## start
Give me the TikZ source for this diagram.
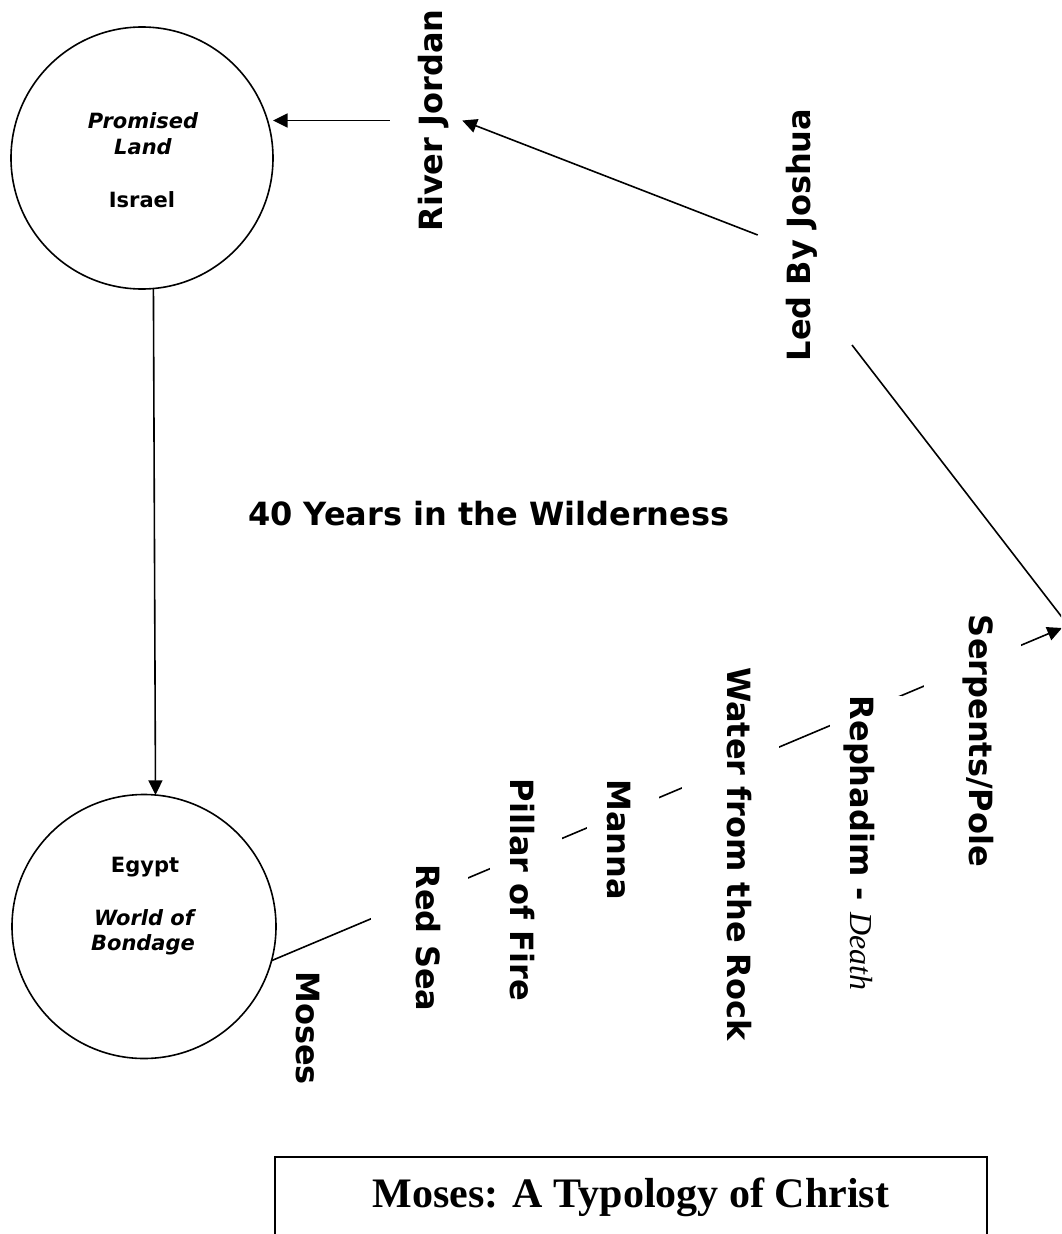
\documentclass[tikz,border=0pt]{standalone}
\usepackage{fontspec}
\setmainfont{DejaVu Sans}
\newfontfamily\tnr{Liberation Serif}
\usetikzlibrary{arrows.meta}
\begin{document}
\begin{tikzpicture}[x=0.75pt, y=-0.75pt,
  conn/.style={line width=1.2pt},
  arr/.style={conn, -{Triangle[length=11pt,width=10.5pt]}},
  ring/.style={circle, draw, line width=1.2pt, inner sep=0pt, outer sep=0pt},
  lblsmall/.style={font=\fontsize{15.75}{19}\selectfont\bfseries, inner sep=0pt, anchor=base},
  bigfont/.style={font=\fontsize{24}{28}\selectfont\bfseries},
  lblbig/.style={bigfont, inner xsep=0pt, inner ysep=0pt, text height=39pt, text depth=15pt, anchor=base},
  lblwide/.style={lblbig, text depth=33.75pt},
  blank/.style={fill=white},
  titlebox/.style={draw, line width=1.5pt, font=\tnr\bfseries\fontsize{31.5}{36}\selectfont,
    minimum width=534pt, inner sep=0pt, text height=37.5pt, text depth=45pt, anchor=base}
]
\useasboundingbox (0,0) rectangle (1061,1234);
\clip (0,0) rectangle (1061,1234);

% circles
\node[ring, minimum size=196.5pt] (israel) at (142,158) {};
\node[ring, minimum size=198pt] (egypt) at (144,926.5) {};

% circle texts
\node[lblsmall] (promised) at (143,129) {\itshape Promised};
\node[lblsmall] (land) at (143,155) {\itshape Land};
\node[lblsmall] (israeltxt) at (142,207) {Israel};
\node[lblsmall] (egypttxt) at (145,872) {Egypt};
\node[lblsmall] (worldof) at (144,925) {\itshape World of};
\node[lblsmall] (bondage) at (143,950) {\itshape Bondage};

% middle caption
\node[bigfont, inner sep=0pt, anchor=base west] (years) at (248,525) {40 Years in the Wilderness};

% free ends
\coordinate (tipB) at (1062,628);
\coordinate (jstart) at (852,345);
\coordinate (endA) at (1078,638);

% connectors
\draw[arr] (israel.-85) -- (egypt.85);
\draw[arr] (egypt.-15) -- (tipB);
\draw[conn] (jstart) -- (endA);

% labels along the journey
\node[lblwide, blank, rotate=-90] (redsea) at (416,938) {Red Sea};
\node[lblbig, blank, rotate=-90] (pillar) at (510,890) {Pillar of Fire};
\node[lblbig, blank, rotate=-90] (manna) at (607,839.5) {Manna};
\node[lblwide, blank, rotate=-90] (water) at (727,854) {Water from the Rock};
\node[lblbig, blank, rotate=-90] (rephadim) at (850,843) {Rephadim - {\tnr\mdseries\itshape Death}};
\node[lblwide, blank, rotate=-90] (serpents) at (969,741) {Serpents/Pole};
\node[lblbig, rotate=-90] (moses) at (296,1028) {Moses};
\node[lblbig, rotate=90] (jordan) at (442,120.5) {River Jordan};
\node[lblbig, rotate=90] (joshua) at (810,235) {Led By Joshua};

\draw[arr] (jordan.north) -- (jordan.north -| israel.east);
\draw[arr] (joshua.north) -- (jordan.south);

% title
\node[titlebox] (title) at (631,1207) {Moses: A Typology of Christ};
\end{tikzpicture}
\end{document}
## end
## SET PROBLEM
Repeat the material verbatim. Do not carry over any picture.

## SOLUTION TO THIS EXERCISE
Give me the TikZ source for this diagram.
\documentclass[tikz,border=0pt]{standalone}
\usepackage{fontspec}
\setmainfont{DejaVu Sans}
\newfontfamily\tnr{Liberation Serif}
\usetikzlibrary{arrows.meta}
\begin{document}
\begin{tikzpicture}[x=0.75pt, y=-0.75pt,
  conn/.style={line width=1.2pt},
  arr/.style={conn, -{Triangle[length=11pt,width=10.5pt]}},
  ring/.style={circle, draw, line width=1.2pt, inner sep=0pt, outer sep=0pt},
  lblsmall/.style={font=\fontsize{15.75}{19}\selectfont\bfseries, inner sep=0pt, anchor=base},
  bigfont/.style={font=\fontsize{24}{28}\selectfont\bfseries},
  lblbig/.style={bigfont, inner xsep=0pt, inner ysep=0pt, text height=39pt, text depth=15pt, anchor=base},
  lblwide/.style={lblbig, text depth=33.75pt},
  blank/.style={fill=white},
  titlebox/.style={draw, line width=1.5pt, font=\tnr\bfseries\fontsize{31.5}{36}\selectfont,
    minimum width=534pt, inner sep=0pt, text height=37.5pt, text depth=45pt, anchor=base}
]
\useasboundingbox (0,0) rectangle (1061,1234);
\clip (0,0) rectangle (1061,1234);

% circles
\node[ring, minimum size=196.5pt] (israel) at (142,158) {};
\node[ring, minimum size=198pt] (egypt) at (144,926.5) {};

% circle texts
\node[lblsmall] (promised) at (143,129) {\itshape Promised};
\node[lblsmall] (land) at (143,155) {\itshape Land};
\node[lblsmall] (israeltxt) at (142,207) {Israel};
\node[lblsmall] (egypttxt) at (145,872) {Egypt};
\node[lblsmall] (worldof) at (144,925) {\itshape World of};
\node[lblsmall] (bondage) at (143,950) {\itshape Bondage};

% middle caption
\node[bigfont, inner sep=0pt, anchor=base west] (years) at (248,525) {40 Years in the Wilderness};

% free ends
\coordinate (tipB) at (1062,628);
\coordinate (jstart) at (852,345);
\coordinate (endA) at (1078,638);

% connectors
\draw[arr] (israel.-85) -- (egypt.85);
\draw[arr] (egypt.-15) -- (tipB);
\draw[conn] (jstart) -- (endA);

% labels along the journey
\node[lblwide, blank, rotate=-90] (redsea) at (416,938) {Red Sea};
\node[lblbig, blank, rotate=-90] (pillar) at (510,890) {Pillar of Fire};
\node[lblbig, blank, rotate=-90] (manna) at (607,839.5) {Manna};
\node[lblwide, blank, rotate=-90] (water) at (727,854) {Water from the Rock};
\node[lblbig, blank, rotate=-90] (rephadim) at (850,843) {Rephadim - {\tnr\mdseries\itshape Death}};
\node[lblwide, blank, rotate=-90] (serpents) at (969,741) {Serpents/Pole};
\node[lblbig, rotate=-90] (moses) at (296,1028) {Moses};
\node[lblbig, rotate=90] (jordan) at (442,120.5) {River Jordan};
\node[lblbig, rotate=90] (joshua) at (810,235) {Led By Joshua};

\draw[arr] (jordan.north) -- (jordan.north -| israel.east);
\draw[arr] (joshua.north) -- (jordan.south);

% title
\node[titlebox] (title) at (631,1207) {Moses: A Typology of Christ};
\end{tikzpicture}
\end{document}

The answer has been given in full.